SUNY Cortland’s Noyce Scholarship application committee also included Noelle Chaddock, chief diversity officer; Kerri Freese, the Noyce Scholarship Program coordinator; Mary Gfeller, associate professor of mathematics; Rena Janke, associate professor of biological sciences; and Angela Pagano, assistant dean for accreditation in the School of Education, in addition to support from the SUNY Urban Teacher Education Center.

“There are many students in our classes who aren’t going to be scientists but who need to be just as scientifically literate,” Phelan said. “We try to put an emphasis on using innovative teaching strategies — getting away from the traditional lecture in the sense that professors stand in front of a classroom and profess knowledge to students. We spend more time doing inquiry-based activities, both in laboratories and lectures.”

Kolhatkar said she likely would not have considered SUNY Cortland if not for the Noyce Scholarship Program. In 2010, when the College received its first phase of Noyce funding, she already held a master’s degree in mechanical engineering from Cornell. A former classroom volunteer in India and substitute teacher in Ithaca, she was looking for a rewarding way to navigate a career change in her early 40s.

“I liked the idea of doing something worthwhile with my time,” said Kolhatkar, who travels overseas to India each summer to work with children who are hearing impaired or blind. “I couldn’t believe someone was willing to pay me to talk about math and science.”

She also benefitted from networking with other Noyce Scholars at the program’s national conference in Washington, D.C., she said. The Noyce Teacher Scholarship Program supports roughly 300 programs across the country.

“Noyce Scholars want to learn more about their content areas,” said Phelan, who now has been awarded more than $3 million in grant funding for various projects since arriving at SUNY Cortland in 2009. “They have that spark and that desire to help others understand difficult concepts.”

In addition to making a teaching commitment to a school in a high-need area, future recipients will participate in small-group activities such as campus workshops, seminars and book talks with highly effective New York State Master Teachers. These aim to provide a casual, out-of-classroom environment to discuss best teaching practices in high-need schools.
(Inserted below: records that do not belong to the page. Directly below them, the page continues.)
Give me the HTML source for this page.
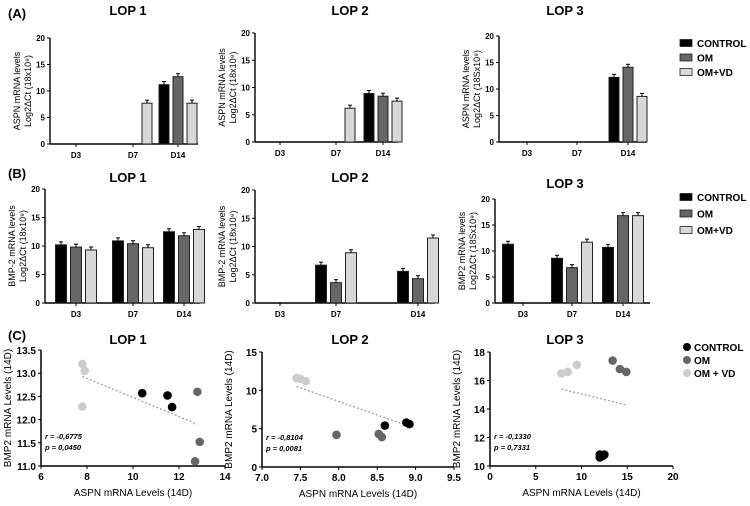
<!DOCTYPE html>
<html><head><meta charset="utf-8"><style>
body{margin:0;background:#fff;font-family:"Liberation Sans",Arial,sans-serif}
svg text{font-family:"Liberation Sans",Arial,sans-serif}
</style></head><body>
<svg id="fig" width="750" height="501" viewBox="0 0 750 501" xmlns="http://www.w3.org/2000/svg">
<text x="8" y="18" font-size="13" font-weight="bold">(A)</text>
<text x="8" y="178" font-size="13" font-weight="bold">(B)</text>
<text x="8" y="340" font-size="13" font-weight="bold">(C)</text>
</svg>
<script>
const days=["D3","D7","D14"];
const groups=["CONTROL","OM","OM+VD"];
const colors=["#000","#666","#d8d8d8"];
// Row A values (null = no bar)
const aLop1=[[null,null,null],[null,null,7.7],[11.2,12.7,7.7]];
const aLop2=[[null,null,null],[null,null,6.2],[8.9,8.4,7.5]];
const aLop3=[[null,null,null],[null,null,null],[12.2,14.1,8.6]];
// Row B values
const bLop1=[[10.2,9.8,9.3],[10.9,10.4,9.7],[12.5,11.8,12.9]];
const bLop2=[[null,null,null],[6.7,3.6,8.9],[5.6,4.3,11.5]];
const bLop3=[[11.3,null,null],[8.6,6.8,11.7],[10.7,16.8,16.8]];
const yTicksBar=[0,5,10,15,20];
// Scatter data
const c1x=[10.4,11.5,11.7], c1y=[12.57,12.52,12.27];
const o1x=[12.8,12.9,12.7], o1y=[12.6,11.52,11.1];
const v1x=[7.8,7.9,7.8], v1y=[13.2,13.05,12.28];
const t1=[[7.8,12.93],[12.8,11.9]];
const c2x=[8.6,8.88,8.92], c2y=[5.4,5.8,5.6];
const o2x=[7.97,8.52,8.56], o2y=[4.2,4.3,3.9];
const v2x=[7.45,7.5,7.57], v2y=[11.6,11.5,11.2];
const t2=[[7.45,10.5],[8.92,5.3]];
const c3x=[12.0,12.3,12.5,12.0], c3y=[10.8,10.7,10.8,10.6];
const o3x=[13.4,14.2,14.9], o3y=[17.4,16.8,16.6];
const v3x=[7.8,8.5,9.5], v3y=[16.5,16.6,17.1];
const t3=[[7.8,15.4],[14.8,14.3]];

const svg=document.getElementById('fig');
const NS="http://www.w3.org/2000/svg";
function el(tag,attrs,parent){const e=document.createElementNS(NS,tag);for(const k in attrs)e.setAttribute(k,attrs[k]);(parent||svg).appendChild(e);return e;}
function txt(x,y,s,size,extra,parent){const t=el('text',Object.assign({x:x,y:y,'font-size':size},extra||{}),parent);t.textContent=s;return t;}

function barPanel(name,p,data){
  const g=el('g',{});
  
  
  const ys=v=>p.y0-(v/20)*(p.y0-p.y20);
  el('line',{x1:p.ax,y1:p.y20,x2:p.ax,y2:p.y0,stroke:'#000','stroke-width':1.4},g);
  el('line',{x1:p.ax,y1:p.y0,x2:p.xe,y2:p.y0,stroke:'#000','stroke-width':1.4},g);
  yTicksBar.forEach(v=>{el('line',{x1:p.ax-3,y1:ys(v),x2:p.ax,y2:ys(v),stroke:'#000'},g);
    txt(p.ax-5,ys(v)+3,String(v),8,{'text-anchor':'end','font-weight':'bold'},g);});
  days.forEach((d,i)=>{
    el('line',{x1:p.dx[i],y1:p.y0,x2:p.dx[i],y2:p.y0+3,stroke:'#000'},g);
    txt(p.dx[i],p.y0+14,d,8,{'text-anchor':'middle','font-weight':'bold'},g);
    data[i].forEach((v,j)=>{
      if(v===null)return;
      const cx=p.dx[i]+(j-1)*p.sp;
      const r=el('rect',{x:cx-p.bw/2,y:ys(v),width:p.bw,height:p.y0-ys(v),fill:colors[j],stroke:'#222','stroke-width':1},g);
      
      
      el('line',{x1:cx,y1:ys(v),x2:cx,y2:ys(v)-3,stroke:'#000'},g);
      el('line',{x1:cx-2,y1:ys(v)-3,x2:cx+2,y2:ys(v)-3,stroke:'#000'},g);
    });
  });
  txt(p.tx,p.ty,p.title,13,{'text-anchor':'middle','font-weight':'bold'},g);
  const yl=el('g',{transform:`translate(${p.ax-24},${(p.y0+p.y20)/2}) rotate(-90)`},g);
  txt(0,-6,p.yl1,9,{'text-anchor':'middle'},yl);
  txt(0,5,p.yl2,9,{'text-anchor':'middle'},yl);
}
barPanel('aspn-lop1-chart',{ax:50,y0:144,y20:38,xe:198,dx:[76,133,178],sp:14,bw:10,tx:128,ty:15,title:'LOP 1',yl1:'ASPN mRNA levels',yl2:'Log2ΔCt (18x10⁹)'},aLop1);
barPanel('aspn-lop2-chart',{ax:255,y0:142,y20:33,xe:398,dx:[280,336,383],sp:14,bw:10,tx:350,ty:15,title:'LOP 2',yl1:'ASPN mRNA levels',yl2:'Log2ΔCt (18x10⁹)'},aLop2);
barPanel('aspn-lop3-chart',{ax:499,y0:142,y20:36,xe:647,dx:[527,577,628],sp:14,bw:10,tx:565,ty:15,title:'LOP 3',yl1:'ASPN mRNA levels',yl2:'Log2ΔCt (18Sx10⁹)'},aLop3);
barPanel('bmp2-lop1-chart',{ax:45,y0:303,y20:189,xe:200,dx:[76,133,184],sp:15,bw:11,tx:128,ty:182,title:'LOP 1',yl1:'BMP-2 mRNA levels',yl2:'Log2ΔCt (18x10⁹)'},bLop1);
barPanel('bmp2-lop2-chart',{ax:255,y0:303,y20:190,xe:435,dx:[280,336,418],sp:15,bw:11,tx:350,ty:182,title:'LOP 2',yl1:'BMP-2 mRNA levels',yl2:'Log2ΔCt (18x10⁹)'},bLop2);
barPanel('bmp2-lop3-chart',{ax:495,y0:303,y20:199,xe:650,dx:[523,572,623],sp:15,bw:11,tx:565,ty:188,title:'LOP 3',yl1:'BMP2 mRNA levels',yl2:'Log2ΔCt (18Sx10⁹)'},bLop3);

function legend(x,y0,dy,name,circle,labels){
  const g=el('g',{});
  
  
  labels.forEach((l,i)=>{
    const y=y0+i*dy;
    if(circle)el('circle',{cx:x+4,cy:y,r:4,fill:colors[i]==='#d8d8d8'?'#ccc':colors[i]},g);
    else el('rect',{x:x,y:y-3.5,width:12,height:7,fill:colors[i],stroke:'#222','stroke-width':0.8},g);
    const t=txt(x+(circle?11:17),y+4,l,10,{'font-weight':'bold'},g);
    
    
  });
}
legend(680,43,14.5,'legend-a',false,groups);
legend(680,197,16.5,'legend-b',false,groups);
legend(683,347,13,'legend-c',true,['CONTROL','OM','OM + VD']);

function scatter(name,p){
  const g=el('g',{});
  
  
  const xs=v=>p.ax+(v-p.xmin)/(p.xmax-p.xmin)*(p.xe-p.ax);
  const ys=v=>p.y0-(v-p.ymin)/(p.ymax-p.ymin)*(p.y0-p.ytop);
  el('line',{x1:p.ax,y1:p.ytop,x2:p.ax,y2:p.y0,stroke:'#000','stroke-width':1.5},g);
  el('line',{x1:p.ax,y1:p.y0,x2:p.xe,y2:p.y0,stroke:'#000','stroke-width':1.5},g);
  p.yt.forEach(v=>{el('line',{x1:p.ax-3,y1:ys(v),x2:p.ax,y2:ys(v),stroke:'#000'},g);
    txt(p.ax-5,ys(v)+4,p.yfmt(v),10,{'text-anchor':'end','font-weight':'bold'},g);});
  p.xt.forEach(v=>{el('line',{x1:xs(v),y1:p.y0,x2:xs(v),y2:p.y0+3,stroke:'#000'},g);
    txt(xs(v),p.y0+14,p.xfmt(v),10,{'text-anchor':'middle','font-weight':'bold'},g);});
  el('line',{x1:xs(p.t[0][0]),y1:ys(p.t[0][1]),x2:xs(p.t[1][0]),y2:ys(p.t[1][1]),stroke:'#999','stroke-width':1.2,'stroke-dasharray':'2,2'},g);
  [[p.vx,p.vy,'#ccc'],[p.cx,p.cy,'#000'],[p.ox,p.oy,'#666']].forEach(([X,Y,c])=>{
    X.forEach((xv,i)=>{const d=el('circle',{cx:xs(xv),cy:ys(Y[i]),r:4.3,fill:c},g);
      
      });
  });
  txt(p.tx,p.ty,p.title,13,{'text-anchor':'middle','font-weight':'bold'},g);
  txt(p.ax+4,p.y0-27,p.r,7.5,{'font-style':'italic','font-weight':'bold'},g);
  txt(p.ax+4,p.y0-16,p.pv,7.5,{'font-style':'italic','font-weight':'bold'},g);
  txt((p.ax+p.xe)/2,p.y0+30,'ASPN mRNA Levels (14D)',10,{'text-anchor':'middle'},g);
  const yl=el('g',{transform:`translate(${p.ax-30},${(p.y0+p.ytop)/2}) rotate(-90)`},g);
  txt(0,0,'BMP2 mRNA Levels (14D)',10,{'text-anchor':'middle'},yl);
}
scatter('scatter-lop1',{ax:41,xe:225,y0:466,ytop:350,xmin:6,xmax:14,ymin:11,ymax:13.5,xt:[6,8,10,12,14],yt:[11,11.5,12,12.5,13,13.5],xfmt:v=>String(v),yfmt:v=>v.toFixed(1),cx:c1x,cy:c1y,ox:o1x,oy:o1y,vx:v1x,vy:v1y,t:t1,tx:128,ty:344,title:'LOP 1',r:'r = -0,6775',pv:'p = 0,0450'});
scatter('scatter-lop2',{ax:262,xe:454,y0:467,ytop:352,xmin:7,xmax:9.5,ymin:0,ymax:15,xt:[7,7.5,8,8.5,9,9.5],yt:[0,5,10,15],xfmt:v=>v.toFixed(1),yfmt:v=>String(v),cx:c2x,cy:c2y,ox:o2x,oy:o2y,vx:v2x,vy:v2y,t:t2,tx:350,ty:344,title:'LOP 2',r:'r = -0,8104',pv:'p = 0,0081'});
scatter('scatter-lop3',{ax:490,xe:673,y0:466,ytop:352,xmin:0,xmax:20,ymin:10,ymax:18,xt:[0,5,10,15,20],yt:[10,12,14,16,18],xfmt:v=>String(v),yfmt:v=>String(v),cx:c3x,cy:c3y,ox:o3x,oy:o3y,vx:v3x,vy:v3y,t:t3,tx:565,ty:344,title:'LOP 3',r:'r = -0,1330',pv:'p = 0,7331'});
</script>
</body></html>
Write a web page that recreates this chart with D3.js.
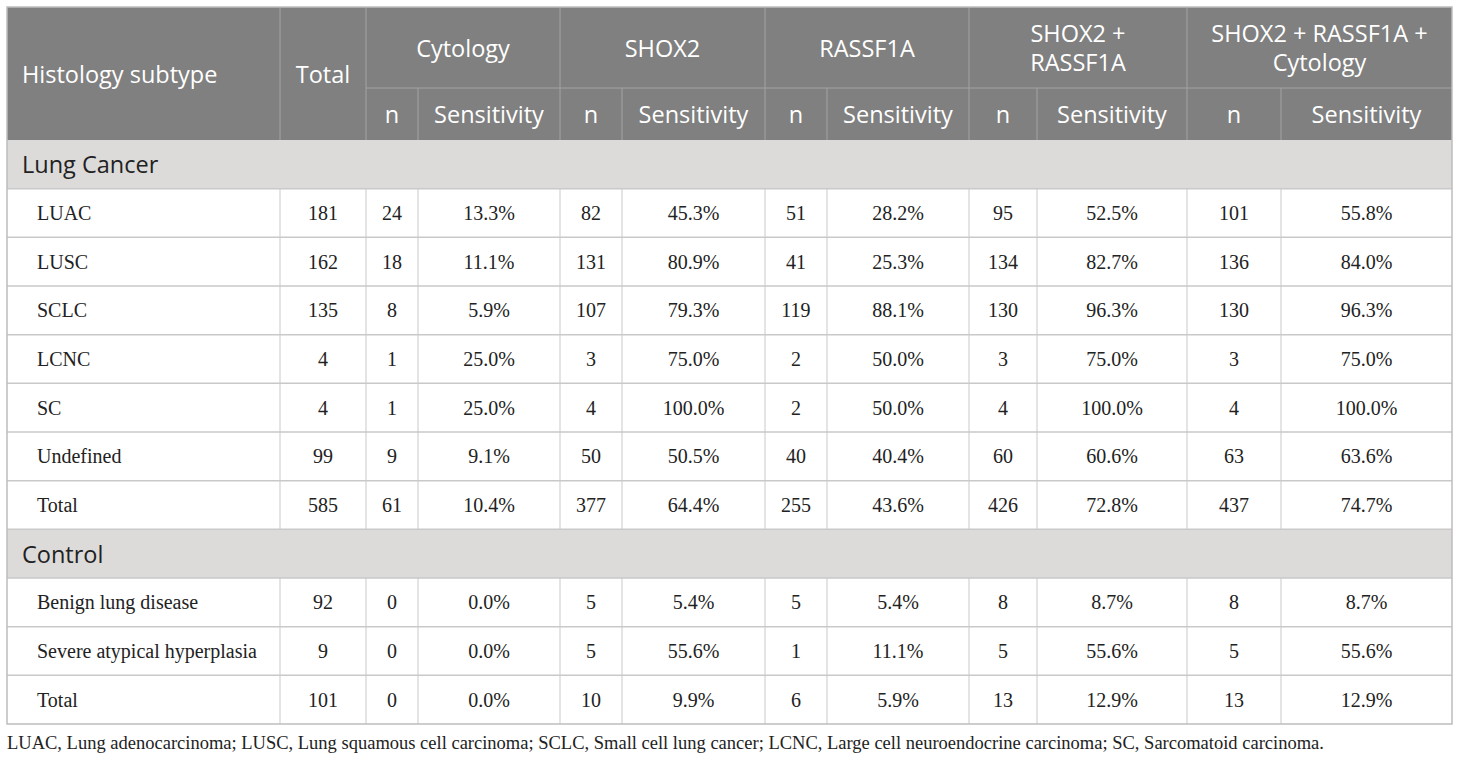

The acceptance rate of scholarship applicants was roughly 40 percent during the College’s initial round of Noyce funding, which awarded 54 scholarships during a five-year span from 2009 to 2014. The number of scholarships will be slightly less during the second phase to devote proper funding to study the impact of immersion practices such as specialized classes, field experience and professional development. Pagano and Gfeller, who created an innovative Clinically Rich Teacher Preparation Pilot Program in 2013-14, will lead the longitudinal study.